When I wrote about the Lotta Fountain on Boston’s Esplanade in 2016, I commented that:
“The Lotta Fountain is due to be restored this year as part of the Esplanade 2020 project backed by the Esplanade Association in partnership with the Department of Conservation and Recreation. Restoration should be complete by the fall.”
Recently I received an email from Kelsey Pramik, Director of Programs and Outreach for the Esplanade Association with an update on the fountain. Ms. Pramik let me know that restoration of the Lotta Fountain is complete and the fountain is operational once more.
This is good news for the many dogs who get their exercise on the Esplanade, especially in hot weather. The humans who bring them will probably appreciate it as well.
“The Esplanade Association’s website notes that, “The fountain needed significant conservatorial and engineering repair after decades of neglect. The Esplanade Association raised the necessary funds to fully restore the Lotta Fountain to working condition.” The Esplanade Association, “the only private non-profit group dedicated to maintaining and improving the Charles River Esplanade,” will fund maintenance of the Lotta Fountain for the next ten years
Repairing the Fountain
The Lotta Fountain consists of a six-foot granite column topped with a carved seated dog sculpted by Katharine Lane Weems. Ms. Weems specialized in animal sculpture and several examples of her work appear around Boston.

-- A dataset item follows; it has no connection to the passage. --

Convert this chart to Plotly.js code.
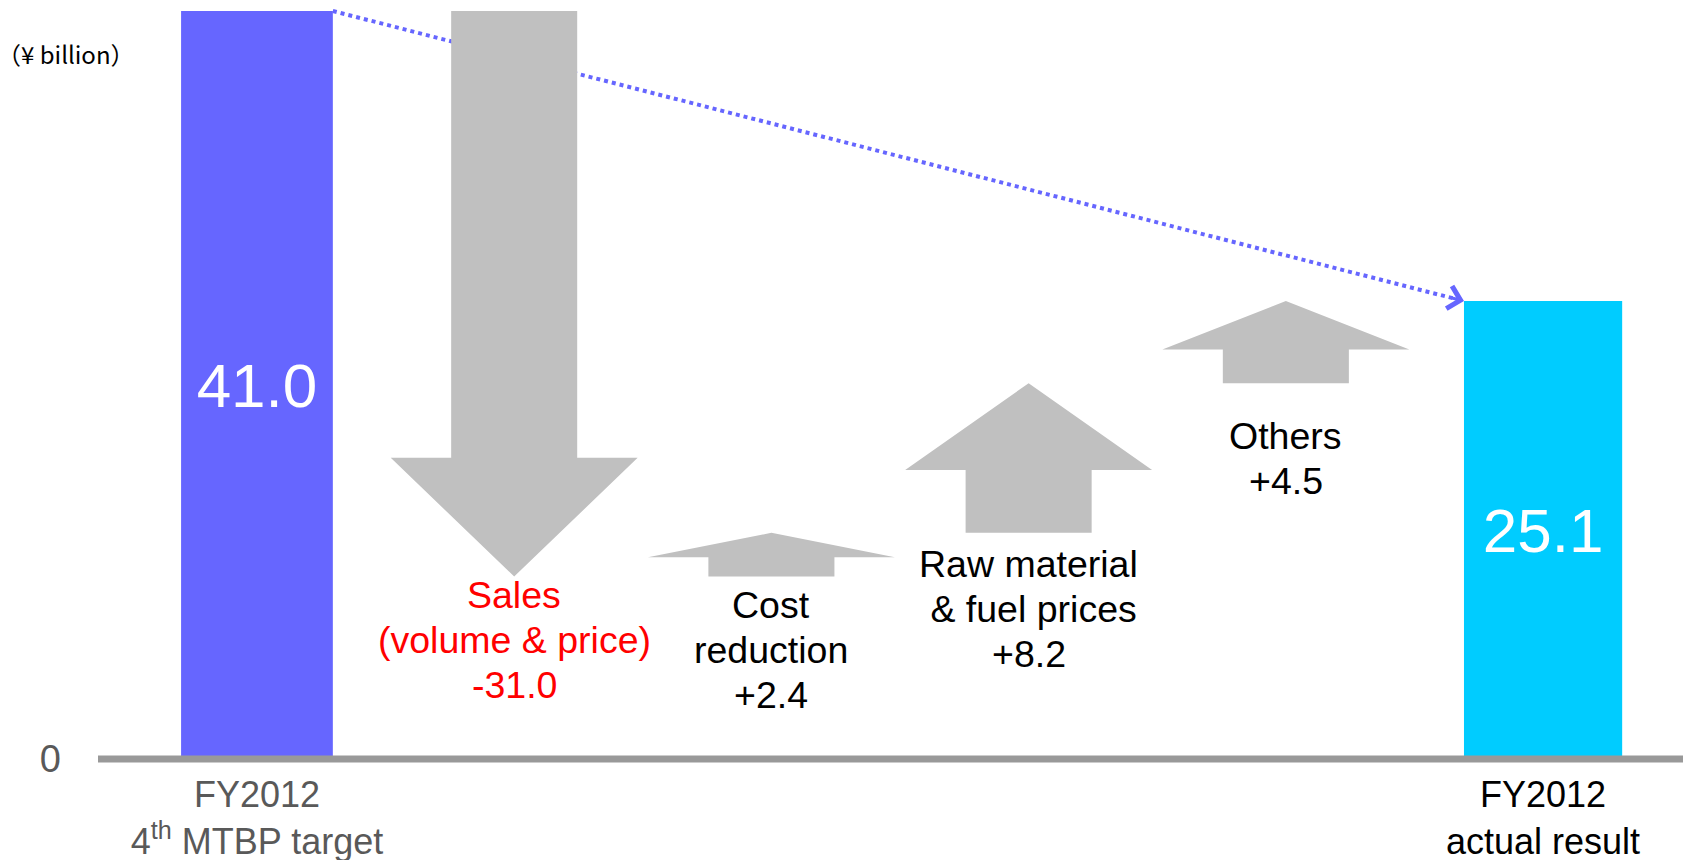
<!DOCTYPE html>
<html><head><meta charset="utf-8">
<script src="https://cdn.plot.ly/plotly-3.0.1.min.js"></script>
<style>html,body{margin:0;padding:0;background:#fff}</style>
</head><body><div id="chart" style="width:1683px;height:860px"></div>
<script>
// ---------- data ----------
const categories = ['FY2012 4th MTBP target', 'Sales (volume & price)', 'Cost reduction', 'Raw material & fuel prices', 'Others', 'FY2012 actual result'];
const startValue = 41.0;
const stepValues = [-31.0, 2.4, 8.2, 4.5];
const endValue = 25.1;
const stepLabels = [['Sales', '(volume & price)'], ['Cost', 'reduction'], ['Raw material', ' & fuel prices'], ['Others']];
const axisLabels = ['<span style="color:#595959">FY2012</span><br><span style="color:#595959">4<sup>th</sup> MTBP target</span>', 'FY2012<br>actual result'];
const zeroLabel = ['0'];
const unitLabel = '（¥ billion）';

// ---------- styles ----------
const FONT = 'Arial, "Liberation Sans", sans-serif';
const C = {target:'#6666FF', result:'#00CCFF', arrow:'#C0C0C0', axis:'#999999', link:'#6666FF', neg:'#FF0000', pos:'#000000', muted:'#595959'};
const barWidths = [0.59, 0.615];
const shaftWidth = 0.49, headWidth = 0.96;
const headRatio = [0.21, 0.56, 0.58, 0.59];
const labelOffset = [-18, -28, -31, -53];   // px, first text line centre below arrow end
const lineStep = 45;                         // px between label lines
const labelSize = 37.5;

// ---------- build ----------
const xIdx = categories.map((_, i) => i);
const last = xIdx[xIdx.length - 1];
let level = startValue;
const arrows = stepValues.map((v, k) => { const from = level; level += v; return {x: xIdx[k + 1], from: from, to: level, v: v}; });

const barTrace = {
  type: 'bar', x: [xIdx[0], last], y: [startValue, endValue], width: barWidths,
  marker: {color: [C.target, C.result], line: {width: 0}},
  text: [startValue, endValue].map(v => v.toFixed(1)), textposition: 'inside', insidetextanchor: 'middle',
  textfont: {family: FONT, size: 62, color: '#ffffff'}, constraintext: 'none', hoverinfo: 'skip'
};

const linkX0 = xIdx[0] + barWidths[0] / 2, linkX1 = last - barWidths[1] / 2;
const linkTrace = {
  type: 'scatter', mode: 'lines', x: [linkX0, linkX1], y: [startValue, endValue],
  line: {color: C.link, width: 4, dash: '4px,4px'}, hoverinfo: 'skip', cliponaxis: false
};

const arrowTraces = arrows.map((a, k) => {
  const hb = a.to - headRatio[k] * (a.to - a.from);
  const c = a.x, s = shaftWidth / 2, h = headWidth / 2;
  return {
    type: 'scatter', mode: 'lines',
    x: [c - s, c - s, c - h, c, c + h, c + s, c + s, c - s],
    y: [a.from, hb, hb, a.to, hb, hb, a.from, a.from],
    fill: 'toself', fillcolor: C.arrow, line: {width: 0, color: C.arrow}, hoverinfo: 'skip'
  };
});

const fmt = v => (v > 0 ? '+' : '') + v.toFixed(1);
const stepAnnotations = [];
arrows.forEach((a, k) => {
  const lines = stepLabels[k].concat([fmt(a.v)]);
  lines.forEach((t, j) => stepAnnotations.push({
    x: a.x, y: Math.min(a.from, a.to), xref: 'x', yref: 'y', xanchor: 'center', yanchor: 'middle',
    yshift: labelOffset[k] - j * lineStep, showarrow: false, align: 'center', text: t,
    font: {family: FONT, size: labelSize, color: a.v < 0 ? C.neg : C.pos}
  }));
});

const headFrac = 0.012;
const linkHead = {
  x: linkX1, y: endValue, xref: 'x', yref: 'y',
  ax: linkX1 - headFrac * (linkX1 - linkX0), ay: endValue - headFrac * (endValue - startValue),
  axref: 'x', ayref: 'y', showarrow: true, arrowhead: 4, arrowsize: 1.5, arrowwidth: 3,
  arrowcolor: C.link, text: ''
};

const unitAnn = {
  xref: 'paper', yref: 'paper', x: 0, y: 1, xshift: -103, yshift: -53, xanchor: 'left', yanchor: 'middle',
  showarrow: false, text: unitLabel, font: {family: '"Noto Sans CJK JP", sans-serif', size: 24, color: '#000'}
};

const layout = {
  width: 1683, height: 860,
  margin: {l: 98, r: 0, t: 0, b: 90},
  paper_bgcolor: '#ffffff', plot_bgcolor: '#ffffff', showlegend: false,
  xaxis: {
    range: [-0.618, 5.544], tickvals: [xIdx[0], last], ticktext: axisLabels,
    showgrid: false, zeroline: false, showline: false, ticks: '',
    tickfont: {family: FONT, size: 36, color: '#000000'}, fixedrange: true
  },
  yaxis: {
    range: [-0.603, 41.603], tickvals: [0], ticktext: zeroLabel,
    showgrid: false, zeroline: false, showline: false, ticks: '', ticklabelstandoff: 36,
    tickfont: {family: FONT, size: 38, color: C.muted}, fixedrange: true
  },
  shapes: [{type: 'line', xref: 'paper', x0: 0, x1: 1, yref: 'y', y0: 0, y1: 0, layer: 'above', line: {color: C.axis, width: 7}}],
  annotations: [...stepAnnotations, linkHead, unitAnn]
};

Plotly.newPlot('chart', [barTrace, linkTrace, ...arrowTraces], layout, {displayModeBar: false, staticPlot: true});
</script></body></html>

Water pours from a cat’s mouth into a basin from which dogs and other animals can drink. A granite enclosure paved in bluestone brackets the fountain element with benches on either side. The end columns have a duck carved on the left and a rabbit on the right in bas relief. The words “Lotta Fountain 1939” are carved on the front.
Repairs to the fountain included:
- Fixing the plumbing so the fountain spouts water spouting from the cat’s mouth into the pool below.
- Cleaning and re-pointing the granite
- Restoring the cat’s face and the ears of the dog atop the column
- Making the fountain accessible for those with disabilities
- Installing a bronze basin where dogs and other animals can drink
- Replacing missing bluestone pavers on the terrace
- Re-planting the garden beds around the fountain
An Award-Winning Project
Catherine Truman Architects, the firm that led the project team, received a 2019 Civic Bulfinch Award for the restoration of the Lotta Fountain. The Bulfinch Awards, given by the Institute of Classical Architecture and Art New England, “recognize practitioners from across the nation who are committed to promoting excellence in the classical tradition and allied arts within New England.”
Other members of the team included:
- Massachusetts Department of Conservation and Recreation
- Halvorson Landscape Design
- Ivan Myjer Building and Monument Conservation
- Skylight Studios
- Architectural Engineers
- Brightview Commercial Landscaping
A Shady Place to Rest
Shaded by trees and shrubs, the Lotta Fountain gives dogs a place to drink clean water and humans a place to sit and rest. I’m sure that other animals, such as squirrels and pigeons, are happy to take a drink as well.
Congratulations to the Esplanade Association for making this restoration happen, to Catherine Truman Architects for their well-deserved Bulfinch Award, and to all the other firms that contributed to the project’s success.
Directions to the Lotta Fountain
The Lotta Fountain is located on the Charles River Esplanade between Berkley and Clarendon Streets, not far from the Arthur Fielder memorial. It’s pretty big — you can’t miss it.
(There are other Lotta Fountains in San Francisco, Chicago, and Lake Hopatcong, New Jersey, where she had a summer house.)
The Esplanade is separated from the city by Storrow Drive and there is nowhere to park. Don’t even think about it. If you’re driving, park in the Common Garage on Charles Street and cross over the Arthur Fiedler Footbridge.
Turn left and walk down the footpath past the playground until you see the granite monument on your left. Or take the T’s Green Line to the Arlington stop and walk north on Arlington Street to the footbridge.